### [DATA EXTRACT]
## Begin

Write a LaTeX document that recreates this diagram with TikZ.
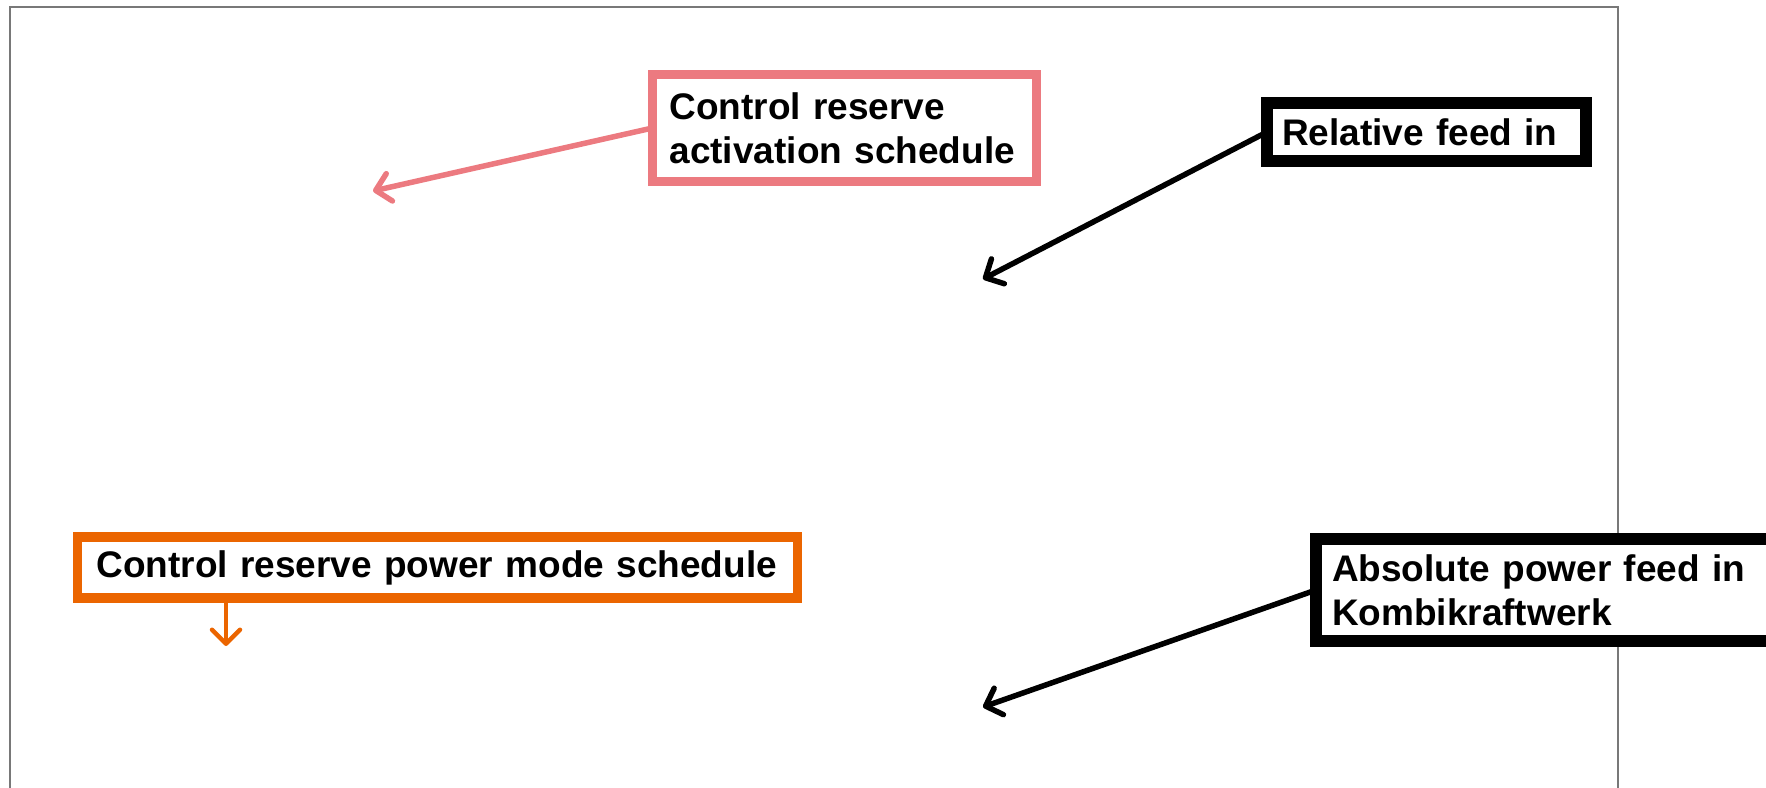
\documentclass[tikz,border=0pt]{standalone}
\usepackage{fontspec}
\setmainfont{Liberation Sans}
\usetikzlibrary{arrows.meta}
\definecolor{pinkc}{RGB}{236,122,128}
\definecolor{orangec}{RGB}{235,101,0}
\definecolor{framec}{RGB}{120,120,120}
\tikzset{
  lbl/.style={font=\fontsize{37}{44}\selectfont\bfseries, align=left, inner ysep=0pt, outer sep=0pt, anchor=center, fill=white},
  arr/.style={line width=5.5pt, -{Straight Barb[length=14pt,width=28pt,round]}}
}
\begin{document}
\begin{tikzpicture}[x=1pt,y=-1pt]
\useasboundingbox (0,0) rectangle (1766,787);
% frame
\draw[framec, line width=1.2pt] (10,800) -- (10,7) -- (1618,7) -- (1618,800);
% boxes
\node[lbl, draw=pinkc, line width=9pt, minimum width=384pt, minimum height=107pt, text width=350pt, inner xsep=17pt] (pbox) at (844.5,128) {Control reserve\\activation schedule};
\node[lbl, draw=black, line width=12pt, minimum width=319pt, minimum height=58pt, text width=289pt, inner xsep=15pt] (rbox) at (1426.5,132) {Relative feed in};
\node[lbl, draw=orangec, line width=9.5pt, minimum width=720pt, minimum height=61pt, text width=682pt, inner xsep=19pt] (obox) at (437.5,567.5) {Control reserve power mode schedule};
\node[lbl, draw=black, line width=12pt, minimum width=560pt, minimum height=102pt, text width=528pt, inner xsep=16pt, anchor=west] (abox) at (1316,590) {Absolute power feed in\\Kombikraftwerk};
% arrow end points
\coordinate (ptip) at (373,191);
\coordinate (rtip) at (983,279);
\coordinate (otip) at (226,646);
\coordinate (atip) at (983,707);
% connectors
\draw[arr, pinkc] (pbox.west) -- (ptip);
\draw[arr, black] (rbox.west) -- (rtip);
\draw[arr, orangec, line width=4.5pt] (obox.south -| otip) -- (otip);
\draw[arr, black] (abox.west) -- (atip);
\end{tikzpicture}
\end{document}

## End
## Begin

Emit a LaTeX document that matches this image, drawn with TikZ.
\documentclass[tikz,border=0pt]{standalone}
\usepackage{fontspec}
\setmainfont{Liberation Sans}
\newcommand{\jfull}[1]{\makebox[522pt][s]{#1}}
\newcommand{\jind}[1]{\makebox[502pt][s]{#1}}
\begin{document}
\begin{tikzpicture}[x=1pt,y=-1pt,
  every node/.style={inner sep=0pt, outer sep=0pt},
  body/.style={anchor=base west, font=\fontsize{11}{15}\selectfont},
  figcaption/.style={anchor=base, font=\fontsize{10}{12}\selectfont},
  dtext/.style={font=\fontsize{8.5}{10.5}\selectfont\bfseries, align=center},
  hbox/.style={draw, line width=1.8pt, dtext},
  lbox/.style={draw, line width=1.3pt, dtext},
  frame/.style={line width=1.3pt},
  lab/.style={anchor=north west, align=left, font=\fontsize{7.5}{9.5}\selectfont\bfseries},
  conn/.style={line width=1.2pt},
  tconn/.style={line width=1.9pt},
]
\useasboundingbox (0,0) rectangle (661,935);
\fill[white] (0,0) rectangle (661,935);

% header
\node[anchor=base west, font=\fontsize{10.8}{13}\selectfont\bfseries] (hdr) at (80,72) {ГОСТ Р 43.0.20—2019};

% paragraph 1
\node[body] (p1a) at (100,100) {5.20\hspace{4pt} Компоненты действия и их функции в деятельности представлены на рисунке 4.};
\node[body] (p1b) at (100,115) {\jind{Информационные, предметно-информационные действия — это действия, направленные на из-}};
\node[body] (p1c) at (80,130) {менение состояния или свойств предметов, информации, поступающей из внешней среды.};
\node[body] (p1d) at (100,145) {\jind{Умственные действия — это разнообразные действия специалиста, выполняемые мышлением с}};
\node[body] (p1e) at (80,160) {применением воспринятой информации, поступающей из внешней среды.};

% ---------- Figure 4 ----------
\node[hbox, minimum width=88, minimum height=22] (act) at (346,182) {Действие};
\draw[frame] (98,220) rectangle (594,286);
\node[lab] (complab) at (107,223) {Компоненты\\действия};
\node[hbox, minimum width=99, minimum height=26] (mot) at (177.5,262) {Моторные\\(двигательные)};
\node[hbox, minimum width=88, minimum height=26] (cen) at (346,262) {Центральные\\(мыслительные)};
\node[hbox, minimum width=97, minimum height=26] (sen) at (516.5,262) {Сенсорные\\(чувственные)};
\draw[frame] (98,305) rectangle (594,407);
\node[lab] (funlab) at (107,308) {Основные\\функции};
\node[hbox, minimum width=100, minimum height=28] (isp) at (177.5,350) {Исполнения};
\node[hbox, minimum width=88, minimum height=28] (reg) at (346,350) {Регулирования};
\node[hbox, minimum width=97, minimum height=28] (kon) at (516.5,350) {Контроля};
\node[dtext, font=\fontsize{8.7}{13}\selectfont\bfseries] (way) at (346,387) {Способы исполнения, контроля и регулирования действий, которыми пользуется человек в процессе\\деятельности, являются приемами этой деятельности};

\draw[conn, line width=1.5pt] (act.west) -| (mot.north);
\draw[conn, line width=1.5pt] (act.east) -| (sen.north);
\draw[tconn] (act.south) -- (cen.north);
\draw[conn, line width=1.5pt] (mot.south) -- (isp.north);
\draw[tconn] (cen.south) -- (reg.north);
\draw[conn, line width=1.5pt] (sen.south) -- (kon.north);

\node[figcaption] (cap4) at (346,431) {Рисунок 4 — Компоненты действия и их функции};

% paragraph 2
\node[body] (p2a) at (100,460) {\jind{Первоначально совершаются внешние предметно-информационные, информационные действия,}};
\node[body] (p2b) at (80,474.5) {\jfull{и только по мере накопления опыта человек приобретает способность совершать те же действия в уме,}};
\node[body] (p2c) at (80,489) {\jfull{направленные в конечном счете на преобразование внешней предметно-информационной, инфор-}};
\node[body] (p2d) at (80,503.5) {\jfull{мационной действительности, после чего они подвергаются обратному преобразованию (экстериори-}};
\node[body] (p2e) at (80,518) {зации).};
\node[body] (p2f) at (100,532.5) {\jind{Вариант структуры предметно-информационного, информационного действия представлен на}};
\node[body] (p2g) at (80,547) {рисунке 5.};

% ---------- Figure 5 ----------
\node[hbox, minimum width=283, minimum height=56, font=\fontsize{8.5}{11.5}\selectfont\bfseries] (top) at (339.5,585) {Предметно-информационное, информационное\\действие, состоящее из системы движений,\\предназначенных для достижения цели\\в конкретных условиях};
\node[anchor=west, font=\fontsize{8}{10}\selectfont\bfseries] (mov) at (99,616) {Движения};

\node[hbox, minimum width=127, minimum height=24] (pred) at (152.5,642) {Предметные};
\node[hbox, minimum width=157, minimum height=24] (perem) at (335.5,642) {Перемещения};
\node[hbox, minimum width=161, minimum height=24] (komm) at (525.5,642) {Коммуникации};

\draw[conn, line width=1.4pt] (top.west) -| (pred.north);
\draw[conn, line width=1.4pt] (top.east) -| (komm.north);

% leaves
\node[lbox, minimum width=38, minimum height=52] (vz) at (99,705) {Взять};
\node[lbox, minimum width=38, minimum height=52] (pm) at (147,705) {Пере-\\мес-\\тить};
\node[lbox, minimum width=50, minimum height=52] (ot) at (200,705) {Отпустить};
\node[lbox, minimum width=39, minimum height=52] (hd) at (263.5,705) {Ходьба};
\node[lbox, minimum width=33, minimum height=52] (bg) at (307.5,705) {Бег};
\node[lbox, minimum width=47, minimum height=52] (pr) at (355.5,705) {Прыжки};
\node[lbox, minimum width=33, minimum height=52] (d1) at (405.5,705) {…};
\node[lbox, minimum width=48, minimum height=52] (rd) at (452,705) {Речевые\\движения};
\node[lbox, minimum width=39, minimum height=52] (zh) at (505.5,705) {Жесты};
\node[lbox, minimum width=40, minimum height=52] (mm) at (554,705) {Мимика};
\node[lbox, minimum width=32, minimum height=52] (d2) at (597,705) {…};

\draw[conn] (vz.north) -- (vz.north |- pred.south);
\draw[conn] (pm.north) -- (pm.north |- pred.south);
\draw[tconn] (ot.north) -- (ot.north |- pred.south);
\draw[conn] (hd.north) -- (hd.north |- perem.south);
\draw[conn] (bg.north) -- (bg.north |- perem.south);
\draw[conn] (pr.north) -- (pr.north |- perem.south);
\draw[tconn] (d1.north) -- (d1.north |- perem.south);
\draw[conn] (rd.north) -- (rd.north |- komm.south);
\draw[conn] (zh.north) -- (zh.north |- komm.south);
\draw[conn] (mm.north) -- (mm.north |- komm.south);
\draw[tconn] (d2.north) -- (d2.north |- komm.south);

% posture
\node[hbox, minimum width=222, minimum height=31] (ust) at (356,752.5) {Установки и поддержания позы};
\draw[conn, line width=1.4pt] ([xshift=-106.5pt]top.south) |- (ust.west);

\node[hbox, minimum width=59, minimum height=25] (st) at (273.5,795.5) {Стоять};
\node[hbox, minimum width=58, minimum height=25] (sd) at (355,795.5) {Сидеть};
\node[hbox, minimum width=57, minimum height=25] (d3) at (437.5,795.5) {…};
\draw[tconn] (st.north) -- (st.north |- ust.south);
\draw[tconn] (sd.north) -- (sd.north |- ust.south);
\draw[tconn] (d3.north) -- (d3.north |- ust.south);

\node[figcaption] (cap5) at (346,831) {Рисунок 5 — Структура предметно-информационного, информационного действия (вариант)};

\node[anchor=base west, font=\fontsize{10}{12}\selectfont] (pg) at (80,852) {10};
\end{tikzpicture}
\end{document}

## End
## Begin

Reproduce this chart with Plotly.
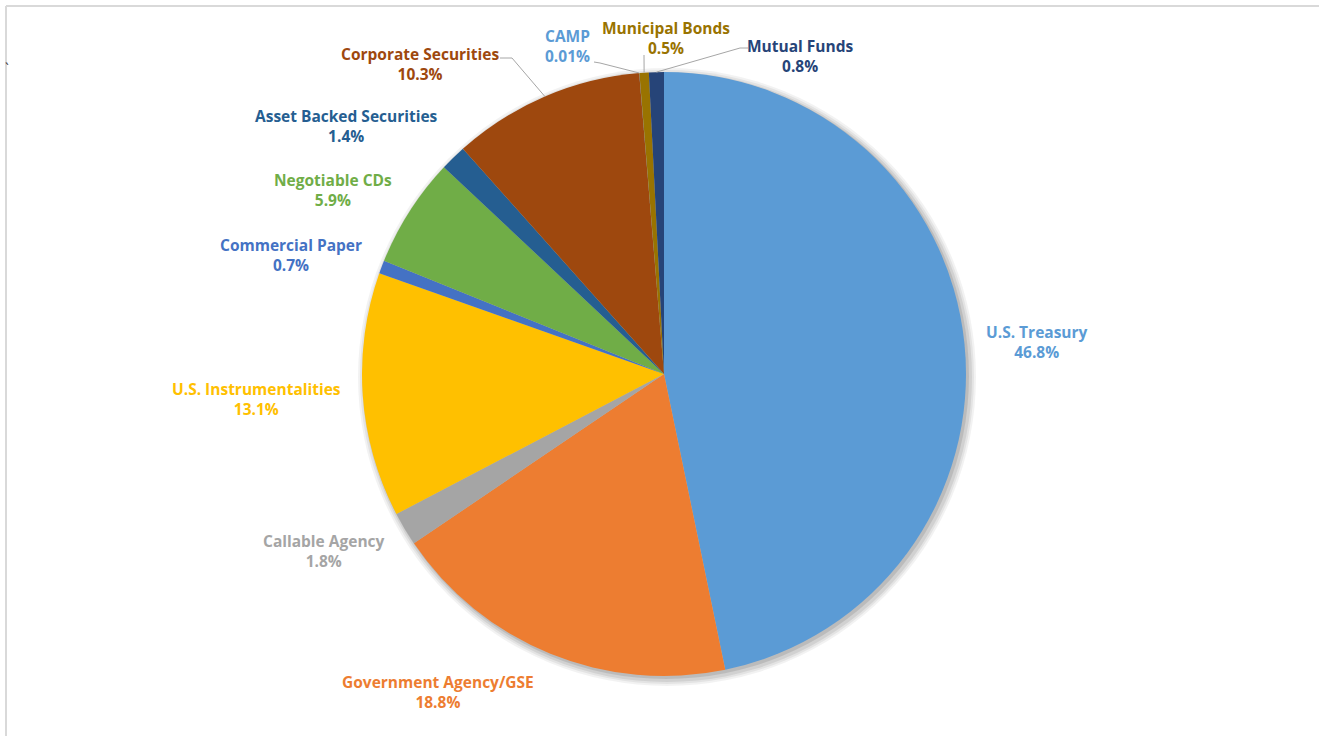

## End

### [TASK DIRECTIONS]
Copy out exactly the lines from the one containing "Emit a LaTeX" to the one containing "(hdr) at (80,72)", both ends inclusive.

### [RIGHT ANSWER]
Emit a LaTeX document that matches this image, drawn with TikZ.
\documentclass[tikz,border=0pt]{standalone}
\usepackage{fontspec}
\setmainfont{Liberation Sans}
\newcommand{\jfull}[1]{\makebox[522pt][s]{#1}}
\newcommand{\jind}[1]{\makebox[502pt][s]{#1}}
\begin{document}
\begin{tikzpicture}[x=1pt,y=-1pt,
  every node/.style={inner sep=0pt, outer sep=0pt},
  body/.style={anchor=base west, font=\fontsize{11}{15}\selectfont},
  figcaption/.style={anchor=base, font=\fontsize{10}{12}\selectfont},
  dtext/.style={font=\fontsize{8.5}{10.5}\selectfont\bfseries, align=center},
  hbox/.style={draw, line width=1.8pt, dtext},
  lbox/.style={draw, line width=1.3pt, dtext},
  frame/.style={line width=1.3pt},
  lab/.style={anchor=north west, align=left, font=\fontsize{7.5}{9.5}\selectfont\bfseries},
  conn/.style={line width=1.2pt},
  tconn/.style={line width=1.9pt},
]
\useasboundingbox (0,0) rectangle (661,935);
\fill[white] (0,0) rectangle (661,935);

% header
\node[anchor=base west, font=\fontsize{10.8}{13}\selectfont\bfseries] (hdr) at (80,72) {ГОСТ Р 43.0.20—2019};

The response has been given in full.